The High Energy Physics (HEP) group consists of four faculty members who perform experimental research and three faculty members who perform theoretical research, as well as several postdoctoral research fellows, and a number of graduate students.
The goals of the experimental high energy physics group are to search for new physics and to explore the predictions of the Standard Model to unprecedented accuracy. In order to perform this research, we are involved in the DØ experiment at Fermilab, and the ATLAS experiment at the Large Hadron Collider (LHC) at CERN. The DØ experiment, located at the Fermilab Tevatron, currently takes data at the highest energy accelerator in the world, while the ATLAS experiment, located at CERN, an international research facility near Geneva Switzerland, is scheduled to begin taking data in 2007, and will supplant Fermilab as the world's highest energy collider.
A computer reconstruction of a top quark decay in the DØ detector at the Fermilab Tevatron.
At the Tevatron, the collisions between the counter-rotating protons and anti-protons allow us to study the strong (QCD) and electroweak interactions through the decays of the produced particles and through their measured angular distributions. Some of the results from the DØ experiment include the discovery of the top quark, precision measurements of the W mass and gluon radiation interference effects, measurement of the properties of heavy mesons including particle-antiparticle mixing, and measurements of the properties of the proton. In addition, numerous searches for new particles, new forces and discrepancies with the Standard model are all been carried out.

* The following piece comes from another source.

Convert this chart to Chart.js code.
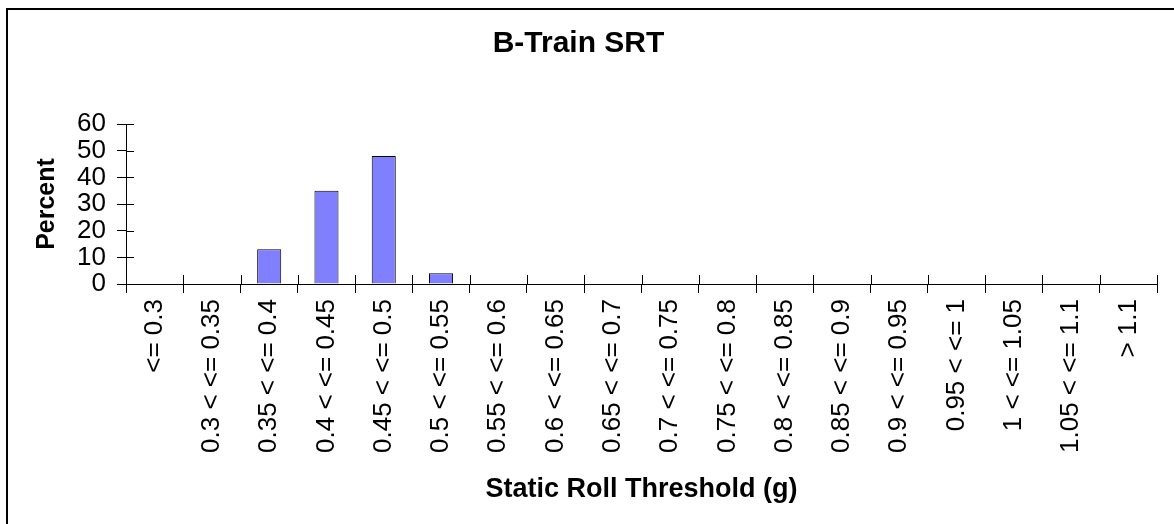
<!DOCTYPE html>
<html>
<head>
<meta charset="utf-8">
<script src="https://cdn.jsdelivr.net/npm/chart.js@4"></script>
<style>
  html, body { margin: 0; padding: 0; background: #fff; }
  #wrap { width: 1174px; height: 524px; position: relative; }
</style>
</head>
<body>
<div id="wrap"><canvas id="chart" width="1174" height="524"></canvas></div>
<script>
const categories = [
  "<= 0.3", "0.3 < <= 0.35", "0.35 < <= 0.4", "0.4 < <= 0.45", "0.45 < <= 0.5",
  "0.5 < <= 0.55", "0.55 < <= 0.6", "0.6 < <= 0.65", "0.65 < <= 0.7", "0.7 < <= 0.75",
  "0.75 < <= 0.8", "0.8 < <= 0.85", "0.85 < <= 0.9", "0.9 < <= 0.95", "0.95 < <= 1",
  "1 < <= 1.05", "1.05 < <= 1.1", "> 1.1"
];
const percent = [0, 0, 13, 35, 48, 4, 0, 0, 0, 0, 0, 0, 0, 0, 0, 0, 0, 0];
const yTicks = [0, 10, 20, 30, 40, 50, 60];

const FONT = "Arial, 'Liberation Sans', sans-serif";

// frame round the chart + tick marks that cross the axis lines
const extras = {
  id: "extras",
  beforeDraw(chart) {
    const ctx = chart.ctx;
    ctx.save();
    ctx.fillStyle = "#fff";
    ctx.fillRect(0, 0, chart.width, chart.height);
    ctx.strokeStyle = "#000";
    ctx.lineWidth = 2;
    ctx.strokeRect(7, 9, chart.width + 20, chart.height + 20);
    ctx.restore();
  },
  afterDraw(chart) {
    const ctx = chart.ctx;
    const x = chart.scales.x, y = chart.scales.y;
    ctx.save();
    ctx.strokeStyle = "#000";
    ctx.lineWidth = 1;
    ctx.beginPath();
    y.ticks.forEach((t, i) => {
      const py = Math.round(y.getPixelForTick(i)) + 0.5;
      ctx.moveTo(x.left, py);
      ctx.lineTo(x.left + 8, py);
    });
    for (let i = 0; i <= categories.length; i++) {
      const px = Math.round(x.getPixelForValue(i - 0.5)) + 0.5;
      ctx.moveTo(px, y.bottom);
      ctx.lineTo(px, y.bottom - 9);
    }
    ctx.stroke();
    ctx.restore();
  }
};

new Chart(document.getElementById("chart"), {
  type: "bar",
  data: {
    labels: categories,
    datasets: [{
      label: "Percent",
      data: percent,
      backgroundColor: "#8080FF",
      borderColor: "#000",
      borderWidth: 1,
      barPercentage: 0.42,
      categoryPercentage: 1
    }]
  },
  options: {
    responsive: false,
    animation: false,
    layout: { padding: { top: 0, right: 17, bottom: 0, left: 0 } },
    plugins: {
      legend: { display: false },
      tooltip: { enabled: false },
      title: {
        display: true,
        text: "B-Train SRT",
        color: "#000",
        font: { family: FONT, size: 30, weight: "bold" },
        padding: { top: 26, bottom: 62 }
      }
    },
    scales: {
      x: {
        grid: { drawOnChartArea: false, color: "#000", tickLength: 9, offset: true },
        border: { color: "#000", width: 1 },
        ticks: {
          color: "#000",
          font: { family: FONT, size: 26 },
          minRotation: 90,
          maxRotation: 90,
          autoSkip: false,
          padding: 6
        },
        title: {
          display: true,
          text: "Static Roll Threshold (g)",
          color: "#000",
          font: { family: FONT, size: 27, weight: "bold" },
          padding: { top: 4, bottom: 18 }
        },
        afterFit(scale) { scale.height = 240; }
      },
      y: {
        min: 0,
        max: 60,
        afterBuildTicks(scale) { scale.ticks = yTicks.map(v => ({ value: v })); },
        grid: { drawOnChartArea: false, color: "#000", tickLength: 9 },
        border: { color: "#000", width: 1 },
        ticks: {
          color: "#000",
          font: { family: FONT, size: 26, lineHeight: 1 },
          autoSkip: false,
          padding: 11
        },
        title: {
          display: true,
          text: "Percent",
          color: "#000",
          font: { family: FONT, size: 25, weight: "bold" },
          padding: { top: 32, bottom: 0 }
        },
        afterFit(scale) { scale.width = 126; }
      }
    }
  },
  plugins: [extras]
});
</script>
</body>
</html>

We are currently involved with the final installation and testing of the inner detector components for the ATLAS detector. With the completion of the ATLAS detector and the LHC our research emphasis is expected to focus on the physics data coming from CERN, with the possibility of discovering currently unknown physics. It is expected that CERN will discover the final particle predicted by the standard model, the Higgs particle which provides the mechanism to generate massive particles.
Besides the direct physics research, we have been involved in state-of-the-art detector development for DØ and the ATLAS experiment. This program, which uses our own facilities at OU, focuses on advanced silicon micro-strip detectors. The excellent position resolution of silicon allows identification of short lived particles and allows us to measure their properties.
A diagram of a silicon microstrip detector used to find and identify particles with lifetimes of about 1 ps. The majority of particles with this lifetime are composed of b-quarks. Identifying these particles will be useful in the search for the Higgs boson since its dominant decay mode is to these particles.
Our experimental group is also participating in the developments of grid computing technologies for high energy physics and other applications. Because current experiments produce such a large quantity of data, distributed computing is required to analyze the large datasets. HEP experiments are leading the way in developing grid capabilities to deal with this data.
The theoretical group is studying nonperturbative aspects of quantum field theory (QFT) and gauge theories. QFT is the basic framework for the description of particle physics, as well as for many other areas of physics. The calculations required today to solve field theories cannot be done by considering relatively small corrections (perturbations) to noninteracting theories of quarks and gluons, for example. In particular, nonperturbative methods are essential to understand the phenomena of strong interactions. Thus new mathematical methods are required, some of which are being developed by our group. In addition to developing new types of nonperturbative expansions and approximation methods, as well as studying new types of quantum field theories, analytical calculations are being applied to a number of important particle physics topics: quantum chromodynamics, quantum electrodynamics, the Casimir effect (vacuum fluctuations), and various applications. In addition, new theoretical work on magnetic monopole production and binding is being carried out.
Another major focus of our theoretical research is phenomenology of electroweak symmetry breaking, supersymmetric grand unification, CP violation, dark matter, cosmology, and theories with extra dimensions. We investigate direct and indirect signatures of new physics beyond the Standard Model in present and future experiments. In addition, we are employing particle physics to explain interesting astrophysical and cosmological phenomena as well as applying astrophysical and cosmological observations to test and constrain particle theories.